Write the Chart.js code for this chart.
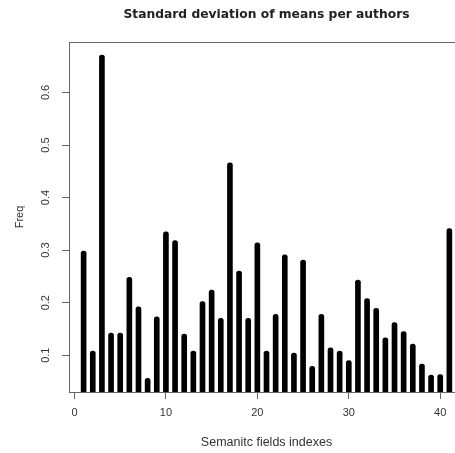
<!DOCTYPE html>
<html>
<head>
<meta charset="utf-8">
<script src="https://cdn.jsdelivr.net/npm/chart.js@4"></script>
<style>
  html, body { margin: 0; padding: 0; background: #fff; overflow: hidden; }
  #wrap { width: 532px; height: 453px; }
</style>
</head>
<body>
<div id="wrap"><canvas id="grafico" width="532" height="453"></canvas></div>
<script>
// semantic field index -> standard deviation of means
const indices = [1,2,3,4,5,6,7,8,9,10,11,12,13,14,15,16,17,18,19,20,
                 21,22,23,24,25,26,27,28,29,30,31,32,33,34,35,36,37,38,39,40,41]
const freq = [0.298,0.108,0.671,0.142,0.142,0.248,0.192,0.056,0.173,0.335,
              0.318,0.140,0.108,0.202,0.224,0.170,0.466,0.260,0.170,0.314,
              0.108,0.178,0.291,0.104,0.281,0.079,0.178,0.114,0.108,0.090,
              0.243,0.208,0.189,0.133,0.162,0.145,0.121,0.083,0.062,0.063,0.341]
const xTicks = [0,10,20,30,40]
const yTicks = [0.1,0.2,0.3,0.4,0.5,0.6]

const axisCor = '#666'
const textoCor = '#333'
const fonte = 'Liberation Sans, Arial, sans-serif'

// box round the plot region, like R's box()
const caixa = {
  id: 'caixa',
  afterDraw(chart){
    const {ctx, chartArea: a} = chart
    ctx.save()
    ctx.strokeStyle = axisCor
    ctx.lineWidth = 1
    ctx.strokeRect(a.left + 0.5, a.top + 0.5, a.right - a.left, a.bottom - a.top)
    ctx.restore()
  }
}

new Chart(document.getElementById('grafico'), {
  type: 'bar',
  data: {
    datasets: [{
      label: 'Freq',
      data: indices.map((x, i) => ({x: x, y: freq[i]})),
      xAxisID: 'x',
      yAxisID: 'y',
      backgroundColor: '#000',
      barThickness: 5,
      borderRadius: {topLeft: 2.5, topRight: 2.5}
    }]
  },
  options: {
    responsive: false,
    animation: false,
    layout: { padding: {left: 0, right: 68, top: 0, bottom: 0} },
    plugins: {
      legend: { display: false },
      tooltip: { enabled: false },
      title: { display: false }
    },
    scales: {
      x: {
        type: 'linear',
        min: -0.6,
        max: 42.6,
        offset: false,
        afterBuildTicks: s => { s.ticks = xTicks.map(v => ({value: v})) },
        afterFit: s => { s.height = 61 },
        grid: { offset: false, drawOnChartArea: false, drawTicks: true, tickLength: 7, color: axisCor },
        border: { display: true, color: axisCor },
        ticks: { color: textoCor, padding: 7, font: { family: fonte, size: 11 }, maxRotation: 0 },
        title: {
          display: true,
          text: 'Semanitc fields indexes',
          color: textoCor,
          font: { family: fonte, size: 12.5 },
          padding: { top: 0, bottom: 3 }
        }
      },
      // top axis only carries the main title, centred over the plot region
      topo: {
        type: 'linear',
        position: 'top',
        min: -0.6,
        max: 42.6,
        afterFit: s => { s.height = 42 },
        grid: { display: false },
        border: { display: false },
        ticks: { display: false },
        title: {
          display: true,
          text: 'Standard deviation of means per authors',
          color: '#222',
          font: { family: 'DejaVu Sans, Verdana, sans-serif', size: 12.3, weight: 'bold' },
          padding: { top: 7, bottom: 0 }
        }
      },
      y: {
        min: 0.03,
        max: 0.696,
        afterBuildTicks: s => { s.ticks = yTicks.map(v => ({value: v})) },
        afterFit: s => { s.width = 69 },
        grid: { drawOnChartArea: false, drawTicks: true, tickLength: 7, color: axisCor },
        border: { display: true, color: axisCor },
        ticks: {
          color: textoCor, padding: 8, minRotation: 90, maxRotation: 90,
          crossAlign: 'center', font: { family: fonte, size: 11 }
        },
        title: {
          display: true,
          text: 'Freq',
          color: textoCor,
          font: { family: fonte, size: 11 },
          padding: { top: 13, bottom: 0 }
        }
      }
    }
  },
  plugins: [caixa]
})
</script>
</body>
</html>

### Requirements
Copy all the data exactly as written, but skip any picture.

### Completed exercise
Write the Chart.js code for this chart.
<!DOCTYPE html>
<html>
<head>
<meta charset="utf-8">
<script src="https://cdn.jsdelivr.net/npm/chart.js@4"></script>
<style>
  html, body { margin: 0; padding: 0; background: #fff; overflow: hidden; }
  #wrap { width: 532px; height: 453px; }
</style>
</head>
<body>
<div id="wrap"><canvas id="grafico" width="532" height="453"></canvas></div>
<script>
// semantic field index -> standard deviation of means
const indices = [1,2,3,4,5,6,7,8,9,10,11,12,13,14,15,16,17,18,19,20,
                 21,22,23,24,25,26,27,28,29,30,31,32,33,34,35,36,37,38,39,40,41]
const freq = [0.298,0.108,0.671,0.142,0.142,0.248,0.192,0.056,0.173,0.335,
              0.318,0.140,0.108,0.202,0.224,0.170,0.466,0.260,0.170,0.314,
              0.108,0.178,0.291,0.104,0.281,0.079,0.178,0.114,0.108,0.090,
              0.243,0.208,0.189,0.133,0.162,0.145,0.121,0.083,0.062,0.063,0.341]
const xTicks = [0,10,20,30,40]
const yTicks = [0.1,0.2,0.3,0.4,0.5,0.6]

const axisCor = '#666'
const textoCor = '#333'
const fonte = 'Liberation Sans, Arial, sans-serif'

// box round the plot region, like R's box()
const caixa = {
  id: 'caixa',
  afterDraw(chart){
    const {ctx, chartArea: a} = chart
    ctx.save()
    ctx.strokeStyle = axisCor
    ctx.lineWidth = 1
    ctx.strokeRect(a.left + 0.5, a.top + 0.5, a.right - a.left, a.bottom - a.top)
    ctx.restore()
  }
}

new Chart(document.getElementById('grafico'), {
  type: 'bar',
  data: {
    datasets: [{
      label: 'Freq',
      data: indices.map((x, i) => ({x: x, y: freq[i]})),
      xAxisID: 'x',
      yAxisID: 'y',
      backgroundColor: '#000',
      barThickness: 5,
      borderRadius: {topLeft: 2.5, topRight: 2.5}
    }]
  },
  options: {
    responsive: false,
    animation: false,
    layout: { padding: {left: 0, right: 68, top: 0, bottom: 0} },
    plugins: {
      legend: { display: false },
      tooltip: { enabled: false },
      title: { display: false }
    },
    scales: {
      x: {
        type: 'linear',
        min: -0.6,
        max: 42.6,
        offset: false,
        afterBuildTicks: s => { s.ticks = xTicks.map(v => ({value: v})) },
        afterFit: s => { s.height = 61 },
        grid: { offset: false, drawOnChartArea: false, drawTicks: true, tickLength: 7, color: axisCor },
        border: { display: true, color: axisCor },
        ticks: { color: textoCor, padding: 7, font: { family: fonte, size: 11 }, maxRotation: 0 },
        title: {
          display: true,
          text: 'Semanitc fields indexes',
          color: textoCor,
          font: { family: fonte, size: 12.5 },
          padding: { top: 0, bottom: 3 }
        }
      },
      // top axis only carries the main title, centred over the plot region
      topo: {
        type: 'linear',
        position: 'top',
        min: -0.6,
        max: 42.6,
        afterFit: s => { s.height = 42 },
        grid: { display: false },
        border: { display: false },
        ticks: { display: false },
        title: {
          display: true,
          text: 'Standard deviation of means per authors',
          color: '#222',
          font: { family: 'DejaVu Sans, Verdana, sans-serif', size: 12.3, weight: 'bold' },
          padding: { top: 7, bottom: 0 }
        }
      },
      y: {
        min: 0.03,
        max: 0.696,
        afterBuildTicks: s => { s.ticks = yTicks.map(v => ({value: v})) },
        afterFit: s => { s.width = 69 },
        grid: { drawOnChartArea: false, drawTicks: true, tickLength: 7, color: axisCor },
        border: { display: true, color: axisCor },
        ticks: {
          color: textoCor, padding: 8, minRotation: 90, maxRotation: 90,
          crossAlign: 'center', font: { family: fonte, size: 11 }
        },
        title: {
          display: true,
          text: 'Freq',
          color: textoCor,
          font: { family: fonte, size: 11 },
          padding: { top: 13, bottom: 0 }
        }
      }
    }
  },
  plugins: [caixa]
})
</script>
</body>
</html>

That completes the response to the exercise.